Exercise instructions — Reproduce all the lines below exactly and omit the images.

--- Begin Given information ---

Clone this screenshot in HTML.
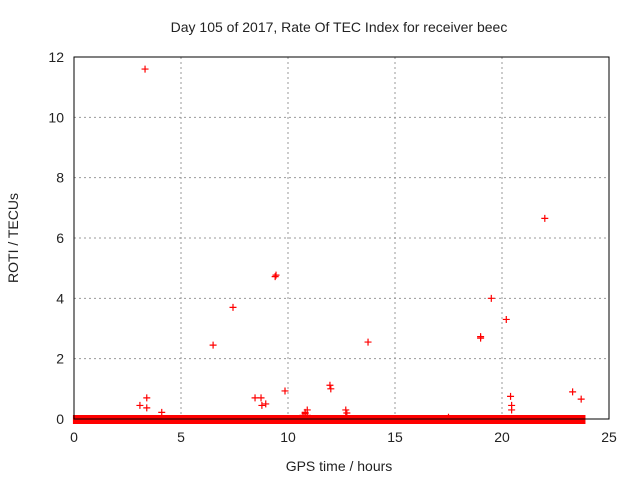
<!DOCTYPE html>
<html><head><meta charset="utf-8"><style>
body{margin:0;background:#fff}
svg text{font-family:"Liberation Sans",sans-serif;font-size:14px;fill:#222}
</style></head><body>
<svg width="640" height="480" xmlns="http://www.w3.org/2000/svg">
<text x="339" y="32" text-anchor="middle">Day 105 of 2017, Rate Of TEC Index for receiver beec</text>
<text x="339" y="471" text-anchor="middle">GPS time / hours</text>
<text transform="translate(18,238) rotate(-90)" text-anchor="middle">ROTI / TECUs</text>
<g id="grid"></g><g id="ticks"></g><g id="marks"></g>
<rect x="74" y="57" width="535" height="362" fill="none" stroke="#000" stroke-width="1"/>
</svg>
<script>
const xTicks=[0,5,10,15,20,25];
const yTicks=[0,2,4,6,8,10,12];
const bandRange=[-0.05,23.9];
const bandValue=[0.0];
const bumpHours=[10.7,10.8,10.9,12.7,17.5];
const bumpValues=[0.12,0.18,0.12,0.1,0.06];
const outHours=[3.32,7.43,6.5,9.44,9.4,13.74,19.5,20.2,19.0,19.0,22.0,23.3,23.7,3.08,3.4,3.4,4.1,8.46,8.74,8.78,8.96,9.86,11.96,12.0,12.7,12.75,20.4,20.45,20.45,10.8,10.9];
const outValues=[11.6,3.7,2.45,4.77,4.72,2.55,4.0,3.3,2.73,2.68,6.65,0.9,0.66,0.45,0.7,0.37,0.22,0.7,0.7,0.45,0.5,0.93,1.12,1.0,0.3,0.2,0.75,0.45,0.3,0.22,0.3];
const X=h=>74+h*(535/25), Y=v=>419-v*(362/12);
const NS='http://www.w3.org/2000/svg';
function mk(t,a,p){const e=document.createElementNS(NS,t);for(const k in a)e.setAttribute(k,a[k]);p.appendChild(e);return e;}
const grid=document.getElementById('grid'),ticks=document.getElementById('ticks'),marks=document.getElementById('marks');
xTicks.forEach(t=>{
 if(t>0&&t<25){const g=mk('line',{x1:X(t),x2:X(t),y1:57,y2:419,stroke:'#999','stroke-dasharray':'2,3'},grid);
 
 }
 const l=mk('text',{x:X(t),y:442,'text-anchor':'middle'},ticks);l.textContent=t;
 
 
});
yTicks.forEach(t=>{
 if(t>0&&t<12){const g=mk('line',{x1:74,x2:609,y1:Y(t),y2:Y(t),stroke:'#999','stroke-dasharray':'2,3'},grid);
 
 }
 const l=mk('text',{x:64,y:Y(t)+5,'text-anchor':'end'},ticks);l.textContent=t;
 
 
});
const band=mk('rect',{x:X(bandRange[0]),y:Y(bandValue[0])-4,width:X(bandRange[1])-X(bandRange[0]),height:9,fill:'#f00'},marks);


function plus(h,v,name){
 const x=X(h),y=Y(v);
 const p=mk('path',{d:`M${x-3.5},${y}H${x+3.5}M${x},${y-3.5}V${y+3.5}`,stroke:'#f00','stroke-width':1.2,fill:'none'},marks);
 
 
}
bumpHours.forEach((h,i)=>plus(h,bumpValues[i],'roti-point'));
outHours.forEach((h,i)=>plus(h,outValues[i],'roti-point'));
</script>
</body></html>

--- End Given information ---

The reply —
Clone this screenshot in HTML.
<!DOCTYPE html>
<html><head><meta charset="utf-8"><style>
body{margin:0;background:#fff}
svg text{font-family:"Liberation Sans",sans-serif;font-size:14px;fill:#222}
</style></head><body>
<svg width="640" height="480" xmlns="http://www.w3.org/2000/svg">
<text x="339" y="32" text-anchor="middle">Day 105 of 2017, Rate Of TEC Index for receiver beec</text>
<text x="339" y="471" text-anchor="middle">GPS time / hours</text>
<text transform="translate(18,238) rotate(-90)" text-anchor="middle">ROTI / TECUs</text>
<g id="grid"></g><g id="ticks"></g><g id="marks"></g>
<rect x="74" y="57" width="535" height="362" fill="none" stroke="#000" stroke-width="1"/>
</svg>
<script>
const xTicks=[0,5,10,15,20,25];
const yTicks=[0,2,4,6,8,10,12];
const bandRange=[-0.05,23.9];
const bandValue=[0.0];
const bumpHours=[10.7,10.8,10.9,12.7,17.5];
const bumpValues=[0.12,0.18,0.12,0.1,0.06];
const outHours=[3.32,7.43,6.5,9.44,9.4,13.74,19.5,20.2,19.0,19.0,22.0,23.3,23.7,3.08,3.4,3.4,4.1,8.46,8.74,8.78,8.96,9.86,11.96,12.0,12.7,12.75,20.4,20.45,20.45,10.8,10.9];
const outValues=[11.6,3.7,2.45,4.77,4.72,2.55,4.0,3.3,2.73,2.68,6.65,0.9,0.66,0.45,0.7,0.37,0.22,0.7,0.7,0.45,0.5,0.93,1.12,1.0,0.3,0.2,0.75,0.45,0.3,0.22,0.3];
const X=h=>74+h*(535/25), Y=v=>419-v*(362/12);
const NS='http://www.w3.org/2000/svg';
function mk(t,a,p){const e=document.createElementNS(NS,t);for(const k in a)e.setAttribute(k,a[k]);p.appendChild(e);return e;}
const grid=document.getElementById('grid'),ticks=document.getElementById('ticks'),marks=document.getElementById('marks');
xTicks.forEach(t=>{
 if(t>0&&t<25){const g=mk('line',{x1:X(t),x2:X(t),y1:57,y2:419,stroke:'#999','stroke-dasharray':'2,3'},grid);
 
 }
 const l=mk('text',{x:X(t),y:442,'text-anchor':'middle'},ticks);l.textContent=t;
 
 
});
yTicks.forEach(t=>{
 if(t>0&&t<12){const g=mk('line',{x1:74,x2:609,y1:Y(t),y2:Y(t),stroke:'#999','stroke-dasharray':'2,3'},grid);
 
 }
 const l=mk('text',{x:64,y:Y(t)+5,'text-anchor':'end'},ticks);l.textContent=t;
 
 
});
const band=mk('rect',{x:X(bandRange[0]),y:Y(bandValue[0])-4,width:X(bandRange[1])-X(bandRange[0]),height:9,fill:'#f00'},marks);


function plus(h,v,name){
 const x=X(h),y=Y(v);
 const p=mk('path',{d:`M${x-3.5},${y}H${x+3.5}M${x},${y-3.5}V${y+3.5}`,stroke:'#f00','stroke-width':1.2,fill:'none'},marks);
 
 
}
bumpHours.forEach((h,i)=>plus(h,bumpValues[i],'roti-point'));
outHours.forEach((h,i)=>plus(h,outValues[i],'roti-point'));
</script>
</body></html>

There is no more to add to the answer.